Pré-candidato à Presidência da República, o deputado federal Jair Bolsonaro (PSC-RJ), que chegou a elogiar um torturador da ditadura militar ao votar pelo impeachment da ex-presidente Dilma Rousseff, foi mais comedido a votar desta vez. "Senhor presidente, com a coerência de sempre, pelo fim da corrupção, meu voto é não, pelo prosseguimento das investigações", disse. Seu futuro partido, o PEN, contudo, voltou defender Temer.
Também apoiaram a rejeição da denúncia PMDB, PP, PSD, PR, DEM, PTB, Pros, PSL, PRB, SD e PSC. Com cargos no governo Temer, PSDB e PV estavam divididos e novamente liberaram suas bancadas, enquanto o PPS e Pode orientaram a favor da denúncia. Da oposição, PT, PSB, PDT, PCdoB, PHS, Psol e Rede votaram pela saída do pemedebista.

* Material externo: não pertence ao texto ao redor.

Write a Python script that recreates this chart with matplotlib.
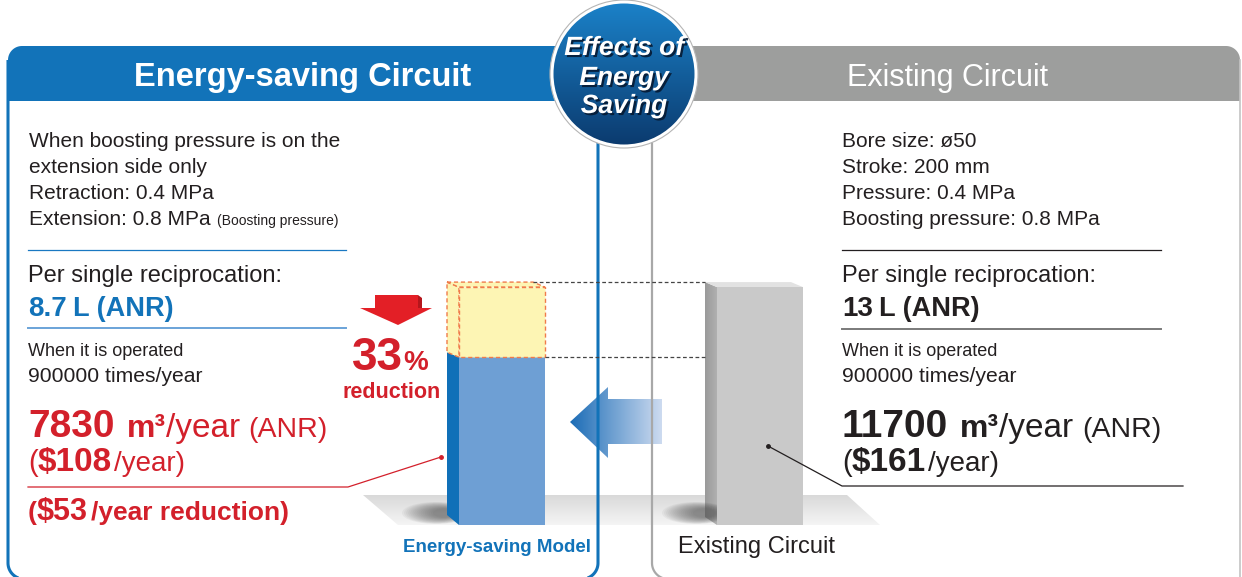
import numpy as np
import matplotlib
matplotlib.use("Agg")
import matplotlib.pyplot as plt
import matplotlib.colors as mcolors
import matplotlib.patheffects as pe
from matplotlib import font_manager
from matplotlib.patches import Polygon, Circle, Ellipse, Rectangle

# values shown in the chart
model_labels = ["Energy-saving Model", "Existing Circuit"]
air_per_cycle_L = [8.7, 13]
annual_air_m3 = [7830, 11700]
annual_cost_usd = [108, 161]
cycles_per_year = 900000
reduction_pct = 33
cost_reduction_usd = 53

header_titles = ["Energy-saving Circuit", "Existing Circuit"]
badge_lines = ["Effects of", "Energy", "Saving"]
saving_conditions = [
    "When boosting pressure is on the",
    "extension side only",
    "Retraction: 0.4 MPa",
    "Extension: 0.8 MPa",
]
saving_note = "(Boosting pressure)"
existing_conditions = [
    "Bore size: ø50",
    "Stroke: 200 mm",
    "Pressure: 0.4 MPa",
    "Boosting pressure: 0.8 MPa",
]

W, H = 1242, 577
BLUE = "#1273b9"
RED = "#d3202b"
INK = "#231f20"
FONT = "Liberation Sans"
names = {f.name for f in font_manager.fontManager.ttflist}
NARROW = "Liberation Sans Narrow" if "Liberation Sans Narrow" in names else None

# bar scale: litres measured up from the floor plane
FLOOR_Y = 499
PX_PER_L = 16.3


def arc(cx, cy, r, a0, a1, n=20):
    t = np.radians(np.linspace(a0, a1, n))
    return list(zip(cx + r * np.cos(t), cy + r * np.sin(t)))


def gradient_fill(ax, pts, c0, c1, horizontal=True):
    pts = np.array(pts)
    x0, x1 = pts[:, 0].min(), pts[:, 0].max()
    y0, y1 = pts[:, 1].min(), pts[:, 1].max()
    a, b = np.array(mcolors.to_rgb(c0)), np.array(mcolors.to_rgb(c1))
    t = np.linspace(0, 1, 256)
    line = a[None, :] * (1 - t[:, None]) + b[None, :] * t[:, None]
    img = line[None, :, :] if horizontal else line[:, None, :]
    patch = Polygon(pts, closed=True, fc="none", ec="none")
    ax.add_patch(patch)
    im = ax.imshow(img, extent=(x0, x1, y1, y0), origin="upper",
                   aspect="auto", interpolation="bilinear")
    im.set_clip_path(patch)
    return im


def runs(ax, x, y, parts, renderer, family=FONT):
    for text, size, weight, color, gap in parts:
        t = ax.text(x, y, text, fontsize=size, fontweight=weight, color=color,
                    family=family, ha="left", va="baseline")
        x += t.get_window_extent(renderer).width + gap
    return x


fig = plt.figure(figsize=(W / 100, H / 100), dpi=100)
ax = fig.add_axes([0, 0, 1, 1])
ax.set_xlim(0, W)
ax.set_ylim(H, 0)
ax.axis("off")
renderer = fig.canvas.get_renderer()

# panel outlines (bottom edge sits just below the picture)
left_outline = [(8, 60), (8, 563)] + arc(24, 563, 16, 180, 90) + [(582, 579)] + arc(582, 563, 16, 90, 0) + [(598, 142)]
ax.plot(*zip(*left_outline), color=BLUE, lw=2.2, solid_capstyle="butt")
right_outline = [(652, 142), (652, 563)] + arc(668, 563, 16, 180, 90) + [(1226, 579)]
ax.plot(*zip(*right_outline), color="#a8a8a8", lw=1.6)
ax.plot([1240, 1240], [60, 577], color="#c4c4c4", lw=1.2)

# headers
left_head = [(8, 101), (8, 60)] + arc(22, 60, 14, 180, 270) + [(630, 46), (630, 101)]
ax.add_patch(Polygon(left_head, closed=True, fc=BLUE, ec="none"))
right_head = [(620, 101), (620, 46), (1226, 46)] + arc(1226, 60, 14, 270, 360) + [(1240, 101)]
ax.add_patch(Polygon(right_head, closed=True, fc="#9d9e9d", ec="none"))
ax.text(303, 86, header_titles[0], fontsize=23.5, fontweight="bold", color="white",
        family=FONT, ha="center", va="baseline")
ax.text(948, 86, header_titles[1], fontsize=22, color="white",
        family=FONT, ha="center", va="baseline")

# floor
floor = [(363, 495), (847, 495), (880, 525), (398, 525)]
gradient_fill(ax, floor, "#d9d9d9", "#f5f5f5", horizontal=False)

# soft shadows under the bars
for cx in (436, 696):
    n = 16
    for k in range(n):
        f = k / (n - 1)
        ax.add_patch(Ellipse((cx + 8 * f, 513), 68 - 46 * f, 22 - 13 * f,
                             fc="#555555", ec="none", alpha=0.06, lw=0))

# bars
bar_x = [459, 717]
bar_w, dx, dy = 86, 12, 5
tops = [FLOOR_Y - v * PX_PER_L for v in air_per_cycle_L]
ghost_top = FLOOR_Y - air_per_cycle_L[1] * PX_PER_L

# energy-saving bar
x0 = bar_x[0]
ax.add_patch(Polygon([(x0 - dx, tops[0] - dy), (x0, tops[0]), (x0, 525), (x0 - dx, 515)],
                     closed=True, fc="#1070b8", ec="none"))
ax.add_patch(Rectangle((x0, tops[0]), bar_w, 525 - tops[0], fc="#6e9fd4", ec="none"))
# ghost of existing consumption
ghost_kw = dict(closed=True, fc="#fdf5b4", ec="#f07b4b", lw=1, ls=(0, (3, 2)))
ax.add_patch(Polygon([(x0 - dx, ghost_top - dy), (x0, ghost_top), (x0, tops[0]), (x0 - dx, tops[0] - dy)], **ghost_kw))
ax.add_patch(Polygon([(x0 - dx, ghost_top - dy), (x0 + bar_w - dx, ghost_top - dy), (x0 + bar_w, ghost_top), (x0, ghost_top)], **ghost_kw))
ax.add_patch(Rectangle((x0, ghost_top), bar_w, tops[0] - ghost_top, fc="#fdf5b4", ec="#f07b4b", lw=1, ls=(0, (3, 2))))

# existing bar
x1 = bar_x[1]
gradient_fill(ax, [(x1 - dx, tops[1] - dy), (x1, tops[1]), (x1, 525), (x1 - dx, 517)], "#9a9a9a", "#b0b0b0")
ax.add_patch(Polygon([(x1 - dx, tops[1] - dy), (x1 + bar_w - dx, tops[1] - dy), (x1 + bar_w, tops[1]), (x1, tops[1])],
                     closed=True, fc="#e2e2e2", ec="none"))
ax.add_patch(Rectangle((x1, tops[1]), bar_w, 525 - tops[1], fc="#c9c9c9", ec="none"))

# dashed level lines
ax.plot([x0 + bar_w - dx, x1 - dx], [ghost_top - dy, ghost_top - dy], color="#444444", lw=0.9, ls=(0, (3, 2)))
ax.plot([x0 + bar_w, x1 - dx], [tops[0], tops[0]], color="#444444", lw=0.9, ls=(0, (3, 2)))

# big arrow
arrow = [(570, 422), (608, 387), (608, 399), (662, 399), (662, 444), (608, 444), (608, 458)]
gradient_fill(ax, arrow, "#1b6cb6", "#cddbf0")

# red reduction arrow
ax.add_patch(Polygon([(375, 295), (418, 295), (418, 308), (432, 308), (398, 325), (360, 308), (375, 308)],
                     closed=True, fc="#e31f26", ec="none"))
ax.add_patch(Polygon([(418, 295), (422, 298), (422, 308), (418, 308)], closed=True, fc="#b5161c", ec="none"))
runs(ax, 352, 370, [(f"{reduction_pct}", 33, "bold", RED, 0), ("%", 20, "bold", RED, 0)], renderer)
ax.text(392, 398, "reduction", fontsize=15.5, fontweight="bold", color=RED,
        family=FONT, ha="center", va="baseline")

# bar labels
if NARROW:
    ax.text(497, 552, model_labels[0], fontsize=16, fontweight="bold", color=BLUE,
            family=NARROW, ha="center", va="baseline")
else:
    ax.text(497, 552, model_labels[0], fontsize=13.5, fontweight="bold", color=BLUE,
            family=FONT, ha="center", va="baseline")
ax.text(678, 553, model_labels[1], fontsize=17, color=INK, family=FONT,
        ha="left", va="baseline")

# left column
for i, line in enumerate(saving_conditions):
    t = ax.text(29, 147 + 26 * i, line, fontsize=15, color=INK, family=FONT, va="baseline")
end = t.get_window_extent(renderer).x1
ax.text(end + 6, 225, saving_note, fontsize=10, color=INK, family=FONT, va="baseline")
ax.plot([28, 346], [250, 250], color="#1a78c2", lw=0.9)
ax.text(28, 282, "Per single reciprocation:", fontsize=17, color=INK, family=FONT, va="baseline")
runs(ax, 28, 316, [(f"{air_per_cycle_L[0]}", 20, "bold", BLUE, 6), ("L (ANR)", 19.5, "bold", BLUE, 0)], renderer)
ax.plot([28, 346], [328, 328], color="#6aa3d8", lw=1.4)
ax.text(28, 356, "When it is operated", fontsize=13, color=INK, family=FONT, va="baseline")
ax.text(28, 382, f"{cycles_per_year} times/year", fontsize=15.2, color=INK, family=FONT, va="baseline")
runs(ax, 28, 437, [(f"{annual_air_m3[0]}", 28, "bold", RED, 12), ("m³", 23, "bold", RED, 0),
                   ("/year", 24, "normal", RED, 9), ("(ANR)", 20.5, "normal", RED, 0)], renderer)
runs(ax, 28, 471, [("(", 21, "normal", RED, 0), (f"${annual_cost_usd[0]}", 24, "bold", RED, 2),
                   ("/year)", 20, "normal", RED, 0)], renderer)
ax.plot([28, 348, 441], [487, 487, 457], color=RED, lw=0.9)
ax.plot([441], [457], "o", color=RED, ms=2.5)
runs(ax, 28, 520, [("(", 19, "bold", RED, 0), (f"${cost_reduction_usd}", 22, "bold", RED, 3),
                   ("/year reduction)", 19, "bold", RED, 0)], renderer)

# right column
for i, line in enumerate(existing_conditions):
    ax.text(842, 147 + 26 * i, line, fontsize=15, color=INK, family=FONT, va="baseline")
ax.plot([842, 1161], [250, 250], color=INK, lw=0.9)
ax.text(842, 282, "Per single reciprocation:", fontsize=17, color=INK, family=FONT, va="baseline")
runs(ax, 842, 316, [(f"{air_per_cycle_L[1]}", 20, "bold", INK, 6), ("L (ANR)", 19.5, "bold", INK, 0)], renderer)
ax.plot([842, 1161], [329, 329], color="#7a7a7a", lw=1.4)
ax.text(842, 356, "When it is operated", fontsize=13, color=INK, family=FONT, va="baseline")
ax.text(842, 382, f"{cycles_per_year} times/year", fontsize=15.2, color=INK, family=FONT, va="baseline")
runs(ax, 842, 437, [(f"{annual_air_m3[1]}", 28, "bold", INK, 12), ("m³", 23, "bold", INK, 0),
                    ("/year", 24, "normal", INK, 9), ("(ANR)", 20.5, "normal", INK, 0)], renderer)
runs(ax, 842, 471, [("(", 21, "normal", INK, 0), (f"${annual_cost_usd[1]}", 24, "bold", INK, 2),
                    ("/year)", 20, "normal", INK, 0)], renderer)
ax.plot([1183, 842, 768], [486, 486, 446], color=INK, lw=0.9)
ax.plot([768], [446], "o", color=INK, ms=2.5)

# badge
ax.add_patch(Circle((624, 74), 74, fc="white", ec="#b5b5b5", lw=0.8, zorder=5))
badge = Circle((624, 74), 70.5, fc="none", ec="none", zorder=5)
ax.add_patch(badge)
t = np.linspace(0, 1, 256)
c0, c1 = np.array(mcolors.to_rgb("#1b82c9")), np.array(mcolors.to_rgb("#0b3a6e"))
img = (c0[None, :] * (1 - t[:, None]) + c1[None, :] * t[:, None])[:, None, :]
im = ax.imshow(img, extent=(552, 696, 146, 2), origin="upper", aspect="auto",
               interpolation="bilinear", zorder=5)
im.set_clip_path(badge)
for line, yb in zip(badge_lines, [55, 85, 113]):
    ax.text(624, yb, line, fontsize=19, fontweight="bold", fontstyle="italic", color="white",
            family=FONT, ha="center", va="baseline", zorder=6,
            path_effects=[pe.withSimplePatchShadow(offset=(1.5, -1.5), shadow_rgbFace="#061a33", alpha=0.9)])

ax.set_xlim(0, W)
ax.set_ylim(H, 0)
fig.savefig("out.png", dpi=100)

Nesta segunda denúncia, Temer era acusado de fazer parte de um grupo que o ex-PGR Rodrigo Janot classificou como "quadrilhão do PMDB na Câmara". Ao lado dos demais acusados, entre eles os ministros Moreira Franco (Secretaria-Geral da Presidência) e Eliseu Padilha (Casa Civil), o presidente teria recebido R$ 587 milhões em propina por desvios na Petrobras, Furnas, Caixa Econômica Federal, Ministério da Integração Nacional e da Câmara. No campo do crime de obstrução de justiça, Temer, segundo a Janot, orientou a JBS a realizar pagamentos para evitar que Lúcio Funaro e Cunha firmassem acordo de colaboração premiada.